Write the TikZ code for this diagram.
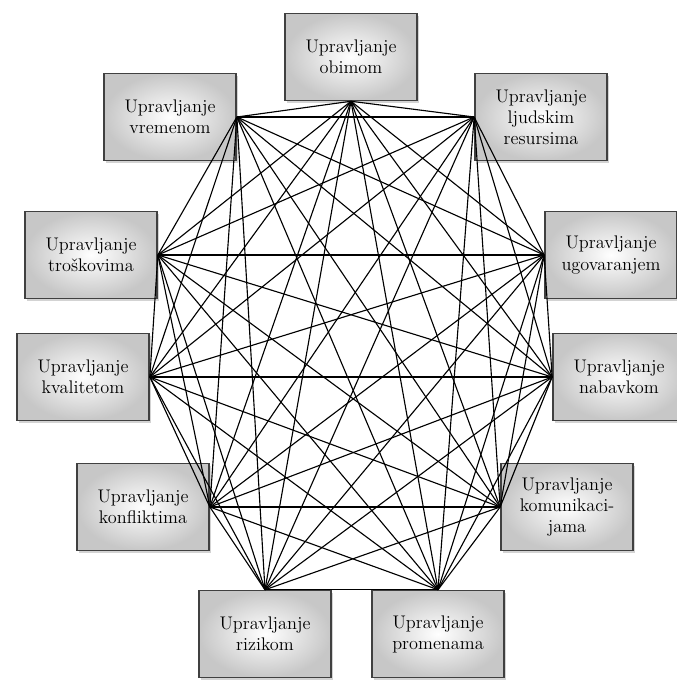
\documentclass[tikz,border=0pt]{standalone}
\usetikzlibrary{shadows}
\tikzset{oblast/.style={draw=black!75,line width=1.2pt,inner color=white,outer color=black!22,
	minimum width=3.3cm,minimum height=2.17cm,align=center,
	font=\fontsize{13}{15}\selectfont,
	drop shadow={shadow xshift=1.5pt,shadow yshift=-1.5pt,opacity=.35}},
	veza/.style={line width=0.8pt,black}}
\begin{document}
\begin{tikzpicture}[x=0.025cm,y=-0.025cm]
\useasboundingbox (0,0) rectangle (676,682);
\node[oblast] (obim) at (351,57) {Upravljanje\\obimom};
\node[oblast] (ljud) at (541,117) {Upravljanje\\ljudskim\\resursima};
\node[oblast] (ugov) at (611,255) {Upravljanje\\ugovaranjem};
\node[oblast] (nabav) at (619,377) {Upravljanje\\nabavkom};
\node[oblast] (komun) at (567,507) {Upravljanje\\komunikaci-\\jama};
\node[oblast] (promen) at (438,634) {Upravljanje\\promenama};
\node[oblast] (rizik) at (265,634) {Upravljanje\\rizikom};
\node[oblast] (konfl) at (143,507) {Upravljanje\\konfliktima};
\node[oblast] (kvalit) at (83,377) {Upravljanje\\kvalitetom};
\node[oblast] (trosk) at (91,255) {Upravljanje\\troškovima};
\node[oblast] (vrem) at (170,117) {Upravljanje\\vremenom};
% tacke spajanja
\coordinate (k1) at (obim.south);
\coordinate (k2) at (ljud.west);
\coordinate (k3) at (ugov.west);
\coordinate (k4) at (nabav.west);
\coordinate (k5) at (komun.west);
\coordinate (k6) at (promen.north);
\coordinate (k7) at (rizik.north);
\coordinate (k8) at (konfl.east);
\coordinate (k9) at (kvalit.east);
\coordinate (k10) at (trosk.east);
\coordinate (k11) at (vrem.east);
\foreach \i in {1,...,10}{
	\pgfmathtruncatemacro\s{\i+1}
	\foreach \j in {\s,...,11} \draw[veza] (k\i) -- (k\j);
}
\end{tikzpicture}
\end{document}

* * * * * * * * *

=== Problem details ===
Every line of text is to be repeated exactly; pictures are left out.

=== Full output ===
Write the TikZ code for this diagram.
\documentclass[tikz,border=0pt]{standalone}
\usetikzlibrary{shadows}
\tikzset{oblast/.style={draw=black!75,line width=1.2pt,inner color=white,outer color=black!22,
	minimum width=3.3cm,minimum height=2.17cm,align=center,
	font=\fontsize{13}{15}\selectfont,
	drop shadow={shadow xshift=1.5pt,shadow yshift=-1.5pt,opacity=.35}},
	veza/.style={line width=0.8pt,black}}
\begin{document}
\begin{tikzpicture}[x=0.025cm,y=-0.025cm]
\useasboundingbox (0,0) rectangle (676,682);
\node[oblast] (obim) at (351,57) {Upravljanje\\obimom};
\node[oblast] (ljud) at (541,117) {Upravljanje\\ljudskim\\resursima};
\node[oblast] (ugov) at (611,255) {Upravljanje\\ugovaranjem};
\node[oblast] (nabav) at (619,377) {Upravljanje\\nabavkom};
\node[oblast] (komun) at (567,507) {Upravljanje\\komunikaci-\\jama};
\node[oblast] (promen) at (438,634) {Upravljanje\\promenama};
\node[oblast] (rizik) at (265,634) {Upravljanje\\rizikom};
\node[oblast] (konfl) at (143,507) {Upravljanje\\konfliktima};
\node[oblast] (kvalit) at (83,377) {Upravljanje\\kvalitetom};
\node[oblast] (trosk) at (91,255) {Upravljanje\\troškovima};
\node[oblast] (vrem) at (170,117) {Upravljanje\\vremenom};
% tacke spajanja
\coordinate (k1) at (obim.south);
\coordinate (k2) at (ljud.west);
\coordinate (k3) at (ugov.west);
\coordinate (k4) at (nabav.west);
\coordinate (k5) at (komun.west);
\coordinate (k6) at (promen.north);
\coordinate (k7) at (rizik.north);
\coordinate (k8) at (konfl.east);
\coordinate (k9) at (kvalit.east);
\coordinate (k10) at (trosk.east);
\coordinate (k11) at (vrem.east);
\foreach \i in {1,...,10}{
	\pgfmathtruncatemacro\s{\i+1}
	\foreach \j in {\s,...,11} \draw[veza] (k\i) -- (k\j);
}
\end{tikzpicture}
\end{document}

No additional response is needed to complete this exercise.